### [Information supplied]

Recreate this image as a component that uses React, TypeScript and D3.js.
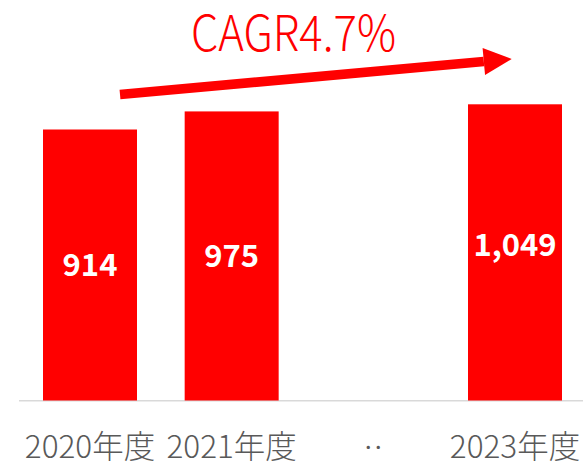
import React from "react";
import * as d3 from "d3";

const categories = ["2020年度", "2021年度", "‥", "2023年度"];
const barValues: (number | null)[] = [914, 975, null, 999];
const labelValues: (number | null)[] = [914, 975, null, 1049];
const labelTexts = ["914", "975", "", "1,049"];
const cagrText = "CAGR4.7%";

const W = 583;
const H = 462;
const RED = "#ff0000";

export default function App() {
  const x = d3
    .scaleBand<string>()
    .domain(categories)
    .range([19.2, 585.8])
    .paddingInner(0.3365)
    .paddingOuter(0.168);
  const y = d3.scaleLinear().domain([0, 1200]).range([400.5, 44.7]);

  // arrow geometry
  const start = [120, 94.5];
  const tip = [511.7, 59];
  const dx = tip[0] - start[0];
  const dy = tip[1] - start[1];
  const L = Math.hypot(dx, dy);
  const ux = dx / L, uy = dy / L;
  const nx = -uy, ny = ux;
  const headLen = 28, headHalf = 13.5, shaftHalf = 4.8;
  const bx = tip[0] - ux * headLen, by = tip[1] - uy * headLen;
  const shaft = [
    [start[0] + nx * shaftHalf, start[1] + ny * shaftHalf],
    [bx + nx * shaftHalf, by + ny * shaftHalf],
    [bx - nx * shaftHalf, by - ny * shaftHalf],
    [start[0] - nx * shaftHalf, start[1] - ny * shaftHalf],
  ];
  const head = [
    [bx + nx * headHalf, by + ny * headHalf],
    [tip[0], tip[1]],
    [bx - nx * headHalf, by - ny * headHalf],
  ];
  const pts = (p: number[][]) => p.map((q) => q.join(",")).join(" ");

  return (
    <svg
      width={W}
      height={H}
      style={{ position: "absolute", left: 0, top: 0, background: "#fff" }}
      fontFamily="'Noto Sans CJK JP', 'Noto Sans', sans-serif"
    >
      <line x1={19} x2={583} y1={400.7} y2={400.7} stroke="#d9d9d9" strokeWidth={1.5} />
      {categories.map((c, i) => {
        const v = barValues[i];
        if (v == null) return null;
        return (
          <rect
            key={c}
            x={x(c)}
            y={y(v)}
            width={x.bandwidth()}
            height={y(0) - y(v)}
            fill={RED}
          />
        );
      })}
      {categories.map((c, i) => {
        const lv = labelValues[i];
        if (lv == null) return null;
        const cy = (y(lv) + y(0)) / 2;
        return (
          <text
            key={c + "l"}
            x={(x(c) as number) + x.bandwidth() / 2}
            y={cy}
            dy="0.36em"
            textAnchor="middle"
            fill="#fff"
            fontWeight={700}
            fontSize={31}
          >
            {labelTexts[i]}
          </text>
        );
      })}
      {categories.map((c) => {
        const dots = c === "‥";
        return (
          <text
            key={c + "x"}
            x={(x(c) as number) + x.bandwidth() / 2}
            y={dots ? 455 : 458}
            textAnchor="middle"
            fill="#595959"
            fontWeight={dots ? 700 : 300}
            fontSize={dots ? 20 : 31.5}
          >
            {c}
          </text>
        );
      })}
      <polygon points={pts(shaft)} fill={RED} />
      <polygon points={pts(head)} fill={RED} />
      <text
        x={293.5}
        y={51}
        textAnchor="middle"
        fill={RED}
        fontWeight={300}
        fontSize={49}
        textLength={205}
        lengthAdjust="spacingAndGlyphs"
      >
        {cagrText}
      </text>
    </svg>
  );
}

### [Written request]
Skipping the pictures, transcribe each line above exactly as it appears.

### [Final answer]
Recreate this image as a component that uses React, TypeScript and D3.js.
import React from "react";
import * as d3 from "d3";

const categories = ["2020年度", "2021年度", "‥", "2023年度"];
const barValues: (number | null)[] = [914, 975, null, 999];
const labelValues: (number | null)[] = [914, 975, null, 1049];
const labelTexts = ["914", "975", "", "1,049"];
const cagrText = "CAGR4.7%";

const W = 583;
const H = 462;
const RED = "#ff0000";

export default function App() {
  const x = d3
    .scaleBand<string>()
    .domain(categories)
    .range([19.2, 585.8])
    .paddingInner(0.3365)
    .paddingOuter(0.168);
  const y = d3.scaleLinear().domain([0, 1200]).range([400.5, 44.7]);

  // arrow geometry
  const start = [120, 94.5];
  const tip = [511.7, 59];
  const dx = tip[0] - start[0];
  const dy = tip[1] - start[1];
  const L = Math.hypot(dx, dy);
  const ux = dx / L, uy = dy / L;
  const nx = -uy, ny = ux;
  const headLen = 28, headHalf = 13.5, shaftHalf = 4.8;
  const bx = tip[0] - ux * headLen, by = tip[1] - uy * headLen;
  const shaft = [
    [start[0] + nx * shaftHalf, start[1] + ny * shaftHalf],
    [bx + nx * shaftHalf, by + ny * shaftHalf],
    [bx - nx * shaftHalf, by - ny * shaftHalf],
    [start[0] - nx * shaftHalf, start[1] - ny * shaftHalf],
  ];
  const head = [
    [bx + nx * headHalf, by + ny * headHalf],
    [tip[0], tip[1]],
    [bx - nx * headHalf, by - ny * headHalf],
  ];
  const pts = (p: number[][]) => p.map((q) => q.join(",")).join(" ");

  return (
    <svg
      width={W}
      height={H}
      style={{ position: "absolute", left: 0, top: 0, background: "#fff" }}
      fontFamily="'Noto Sans CJK JP', 'Noto Sans', sans-serif"
    >
      <line x1={19} x2={583} y1={400.7} y2={400.7} stroke="#d9d9d9" strokeWidth={1.5} />
      {categories.map((c, i) => {
        const v = barValues[i];
        if (v == null) return null;
        return (
          <rect
            key={c}
            x={x(c)}
            y={y(v)}
            width={x.bandwidth()}
            height={y(0) - y(v)}
            fill={RED}
          />
        );
      })}
      {categories.map((c, i) => {
        const lv = labelValues[i];
        if (lv == null) return null;
        const cy = (y(lv) + y(0)) / 2;
        return (
          <text
            key={c + "l"}
            x={(x(c) as number) + x.bandwidth() / 2}
            y={cy}
            dy="0.36em"
            textAnchor="middle"
            fill="#fff"
            fontWeight={700}
            fontSize={31}
          >
            {labelTexts[i]}
          </text>
        );
      })}
      {categories.map((c) => {
        const dots = c === "‥";
        return (
          <text
            key={c + "x"}
            x={(x(c) as number) + x.bandwidth() / 2}
            y={dots ? 455 : 458}
            textAnchor="middle"
            fill="#595959"
            fontWeight={dots ? 700 : 300}
            fontSize={dots ? 20 : 31.5}
          >
            {c}
          </text>
        );
      })}
      <polygon points={pts(shaft)} fill={RED} />
      <polygon points={pts(head)} fill={RED} />
      <text
        x={293.5}
        y={51}
        textAnchor="middle"
        fill={RED}
        fontWeight={300}
        fontSize={49}
        textLength={205}
        lengthAdjust="spacingAndGlyphs"
      >
        {cagrText}
      </text>
    </svg>
  );
}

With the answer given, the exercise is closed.